Pastor’s Corner: John Bailey
Pastor’s Corner: John Bailey
First United Methodist Church
Tell us about yourself
John Bailey is a mission pastor and mobilizer currently serving at Huntsville First United Methodist Church in Huntsville, Alabama. Before being called into full time ministry, John was a business owner and salesperson. Since 2005, John has served as a mission mobilizer in two United Methodist congregations in North Alabama. In this capacity he has overseen and facilitated over one hundred international and domestic mission trips. John has worked personally with several families or individuals as they have explored the call to full-time mission and ministry. John is an ordained deacon in the United Methodist church and his passion and desire is to see the Body of Christ equipped, empowered and prepared to be on mission with God. John is married to Laurel and they have two children.

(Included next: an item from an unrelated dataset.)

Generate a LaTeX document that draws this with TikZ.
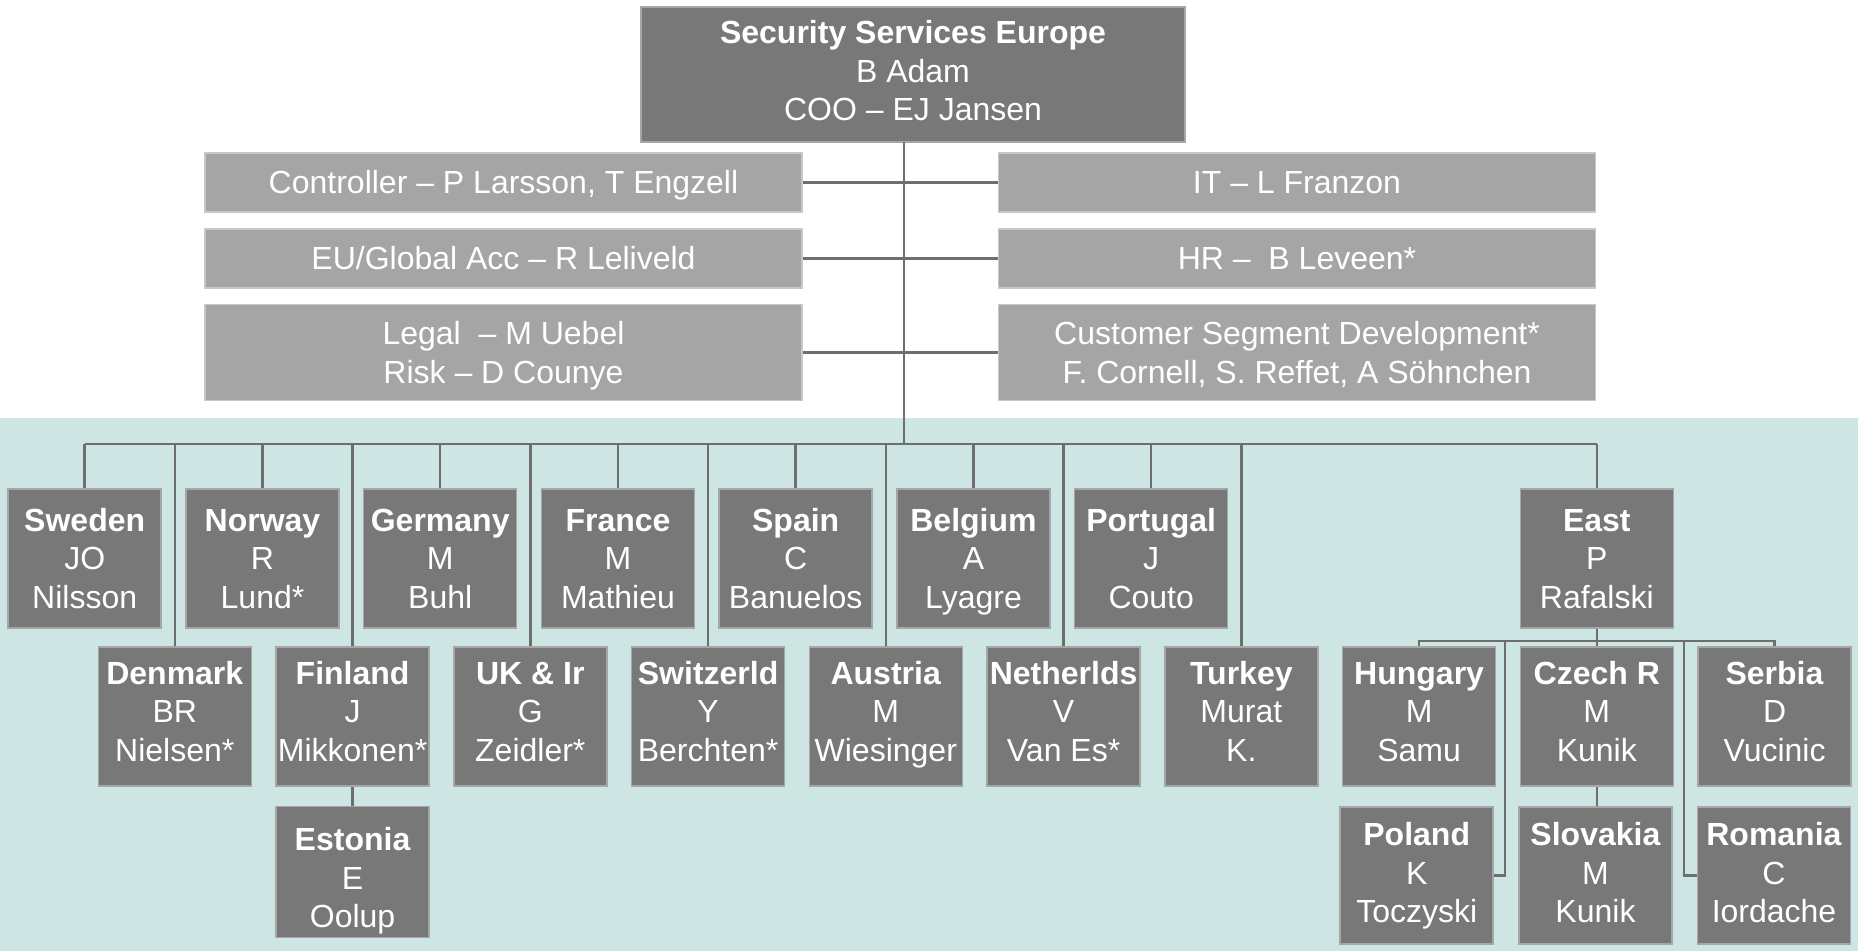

What motivates you to do what you do?
It was ten years ago that I was invited to journey with some people to the High Andes of Peru to spend some time with a group of people who had not yet heard the Word of God in their own language. That invitation to journey has changed my life and I desire for others to share this experience. Something like 1/3 of the world has yet to hear the Good News and God is calling us to join in the work of taking the Gospel to these people. I believe there is no greater joy than being a first-hand witness to a life changed and transformed by the Gospel and I hope that all Christ followers know that experience.
What is God speaking to you right now?
A major theme in my life lately has been around doing mission better. There have been several books written in recent years offering a critical look at North American mission methods and I have been seeking God a great deal about this trend. I write to gather and process what God is telling me and I have recently written a book offering a Wesleyan perspective on doing mission better called, Journey to a Better Way. I believe the Holy Spirit is at work right now in a special way to encourage North American Christians to take a good, hard look at some of the things we do. I’m enjoying witnessing and occasionally participating in this wave of the Spirit of God.

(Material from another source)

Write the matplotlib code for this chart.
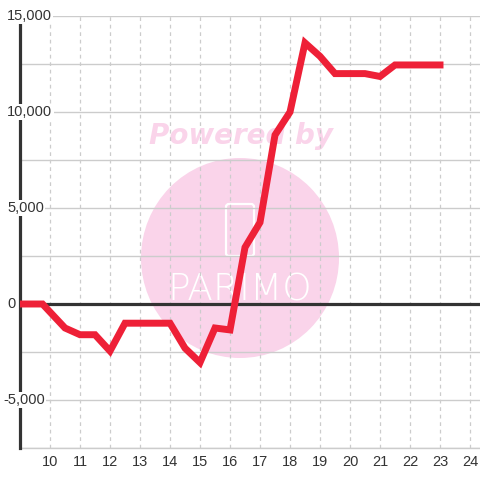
import matplotlib
matplotlib.use('Agg')
import matplotlib.pyplot as plt
import matplotlib.patches as mpatches
import matplotlib.transforms as mtransforms

# data
hours = [9.0, 9.75, 10.5, 11.0, 11.5, 12.0, 12.5, 14.0, 14.5, 15.0, 15.5, 16.0,
         16.5, 17.0, 17.5, 18.0, 18.5, 19.0, 19.5, 20.5, 21.0, 21.5, 23.0]
values = [0, 0, -1250, -1600, -1600, -2450, -1000, -1000, -2300, -3050, -1250, -1350,
          2950, 4250, 8800, 10000, 13600, 12900, 12000, 12000, 11850, 12450, 12450]
x_ticks = list(range(10, 25))
y_ticks = [-5000, 0, 5000, 10000, 15000]
y_grid = [-7500, -5000, -2500, 2500, 5000, 7500, 10000, 12500, 15000]

W = 480
fig = plt.figure(figsize=(4.8, 4.8), dpi=100)
fig.patch.set_facecolor('white')
ax = fig.add_axes([20 / W, 32 / W, 460 / W, 432 / W])
ax.set_xlim(9, 24.333)
ax.set_ylim(-7500, 15000)

for s in ['top', 'right']:
    ax.spines[s].set_visible(False)
ax.spines['bottom'].set_color('#cccccc')
ax.spines['bottom'].set_linewidth(1)
ax.spines['left'].set_color('#333333')
ax.spines['left'].set_linewidth(2.3)
ax.spines['left'].set_zorder(3)
ax.spines['left'].set_bounds(-7500, 14600)

# watermark (pixel positions measured from the top-left), below the grid
ff = fig.transFigure
circ = mpatches.Ellipse((240 / W, 1 - 258 / W), 198 / W, 200 / W,
                        transform=ff, color='#fad4ea', zorder=0.2, lw=0)
ax.add_patch(circ)
ax.text(241 / W, 1 - 136 / W, 'Powered by', color='#fad4ea', fontsize=20,
        fontweight='bold', fontstyle='italic', ha='center', va='center',
        family='DejaVu Sans', transform=ff, zorder=0.2)
logo = mpatches.FancyBboxPatch((226 / W, 1 - 256 / W), 28 / W, 52 / W,
                               boxstyle='round,pad=0,rounding_size=0.006',
                               transform=ff, fill=False,
                               edgecolor='white', lw=1.6, zorder=0.3)
ax.add_patch(logo)
ax.text(240 / W, 1 - 290 / W, 'PARIMO', color='white', fontsize=27,
        fontweight='light', ha='center', va='center', family='DejaVu Sans',
        transform=ff, zorder=0.3)

# grid
ax.set_yticks(y_grid)
ax.set_yticklabels([])
ax.tick_params(axis='y', length=0)
ax.set_xticks(x_ticks)
ax.tick_params(axis='x', length=0, pad=5, labelsize=10.5, labelcolor='#333333')
ax.grid(axis='y', color='#cccccc', lw=1)
ax.grid(axis='x', color='#cccccc', lw=0.9, ls=(0, (3, 3)))
ax.axhline(0, color='#333333', lw=2.3, zorder=2)

for lab in ax.get_xticklabels():
    lab.set_family('Liberation Sans')

# y labels sit over the spine with a white background
tr = mtransforms.blended_transform_factory(ff, ax.transData)
for v in y_ticks:
    xpos = (3 if v < 0 else 7) / W
    ax.text(xpos, v, f'{v:,}', transform=tr, ha='left',
            va='center', fontsize=10.5, color='#333333', family='Liberation Sans',
            bbox=dict(facecolor='white', edgecolor='none', pad=1),
            zorder=4, clip_on=False)

ax.plot(hours, values, color='#ee2037', lw=5, solid_joinstyle='miter', zorder=5)

fig.savefig('out.png', dpi=100)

What does unity in our city mean to you?
C.S. Lewis wrote on the beauty of diversity in the body. In his essay, “Membership” in The Weight of Glory, Lewis discusses two uses of the term member. One, commonly used, refers to becoming part of a homogenous group where everyone shares similar characteristics. However, when the apostle Paul refers to being “members of the body of Christ,” Lewis tells us Paul’s meaning is almost the opposite. Lewis believes Paul is talking about “things essentially different from, and complementary to, one another, things differing not only in structure and function but also in dignity … if you subtract any one member, you have not reduced the family in number, you have inflicted an injury on its structure. Its unity is a unity of dislikes, almost a unity of incommensurables.” [i] This kind of unity, the unity of dislikes, is a unity unlike any other. It is beautiful because it is so unlikely to occur naturally. When we witness people so radically different not only getting along but professing their need for one another, it moves the heart to praise. Revelation 7:9 describes it as, “A great multitude that no one could count, from every nation, tribe, people and language, standing before the throne and before the Lamb.”[ii]. John witnessed people who maintained their distinctions yet joined together in praise.
Prayer for the city
Dear God, as we consider this city, we are filled with gratitude. 150 years ago, this city lay in ruins as the conflict in our country came to an end and we began the process of healing. We are grateful for your grace and mercy that brings us to the place we are today. We are humbled by your incredible love. May we continue to move forward with you, seeking your face in all we do. Build us up, equip and mature us as only you can do. Teach us how to love each other. May we keep love primary in our relationships with each other. Thank you Jesus!
[i] Lewis, C.S. A Year with C.S. Lewis. New York: HarperOne, 2003, p. 127.